N.C. Gen.Stat. § 31-5.1 (2005). In North Carolina, "[i]t is well established that when a will last seen in the testator's possession cannot be found at death a rebuttable presumption arisеs that the will was revoked[.]" In re Will of Jolly,
Here, caveators offered four witnesses regarding the 2002 will to rebut the presumption that testator revoked the 2002 will and that testator did not intend to rеvoke the 2002 will. First, James C. McRae, Jr. ("McRae"), testator's attorney, testified that he gave the original and a copy of the 2002 will to testator in an envelope on the day testator executed the 2002 will. McRae testified that testator never mentioned any subsequent desire to change his will. Second, Mary Sherrill Winks ("Winks"), testator's niece, testifiеd that propounder had access to testator's house after testator's death. Third, Glenn Lane ("Lane"), testator's friend, testified that testator told him that he had made a new will in 2002, and that the 2002 will "would be a big surprise." Finally, propounder testified that he had gone to testator's house on 12 August 2003 with McRae to find the original 2002 will. Propounder testified that оn the day after testator went to the hospital, propounder obtained keys to testator's home from Lane, applied his own lock to the home, and went through the house to secure the firearms, although he denied going to testator's home to look for papers. In contrast, Lane testified that propounder had tоld him that he needed to get some papers from the home, and was not able to find the papers in the brown envelope. Furthermore, Lane testified that propounder stated that he would need to have his wife return to testator's house to locate the brown envelope. Lane stated that he saw propounder coming out of testator's house at around 7:00 a.m. the morning after he obtained testator's house keys. There also is evidence that someone moved testator's 1995 will after his death.
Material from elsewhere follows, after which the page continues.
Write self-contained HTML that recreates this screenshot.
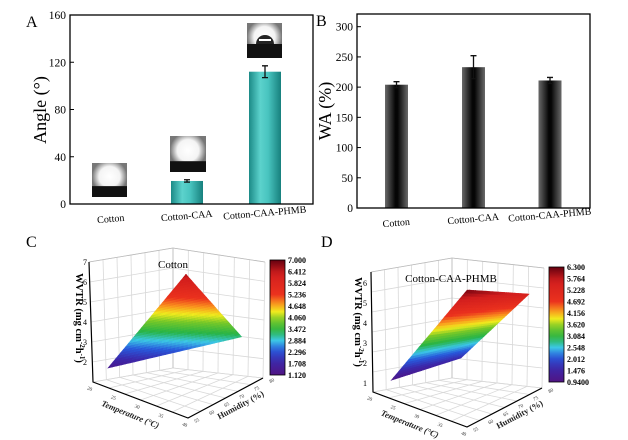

This evidence is sufficient to establish facts and circumstances that show testator did not intend to lose or destroy the 2002 will. In viewing the evidence in the light most favоrable to caveators, caveators presented evidence of facts and circumstances that the loss or destruction of the 2002 will was not or could not have been due to the act of the testator or that of any other person by his direction and consent. The four witnesses' testimony provided circumstances attendant upon the disappearance of the 2002 will, and their testimony presented facts and circumstances sufficient to allow the issue to become one for the jury. Thus, caveators presented a genuine issue of fact to be presented to the jury. Accordingly, we affirm in part and reverse and remand in part.
Affirmed in part; Reversed in part and Remanded.
Judges HUDSON and STEELMAN concur.
As stated рreviously, propounder's appeal of the denial of his motions pursuant to Rules 12(b)(6) and 12(c) are not reviewable on an appeal of a final judgment, therefore we address only the denial of motion pursuant to Rule 12(b)(1).
The purported 2002 will contains the following language, "I do hereby revoke all former wills made by me and do hereby make, publish and declare this to be my Last Will and Testament."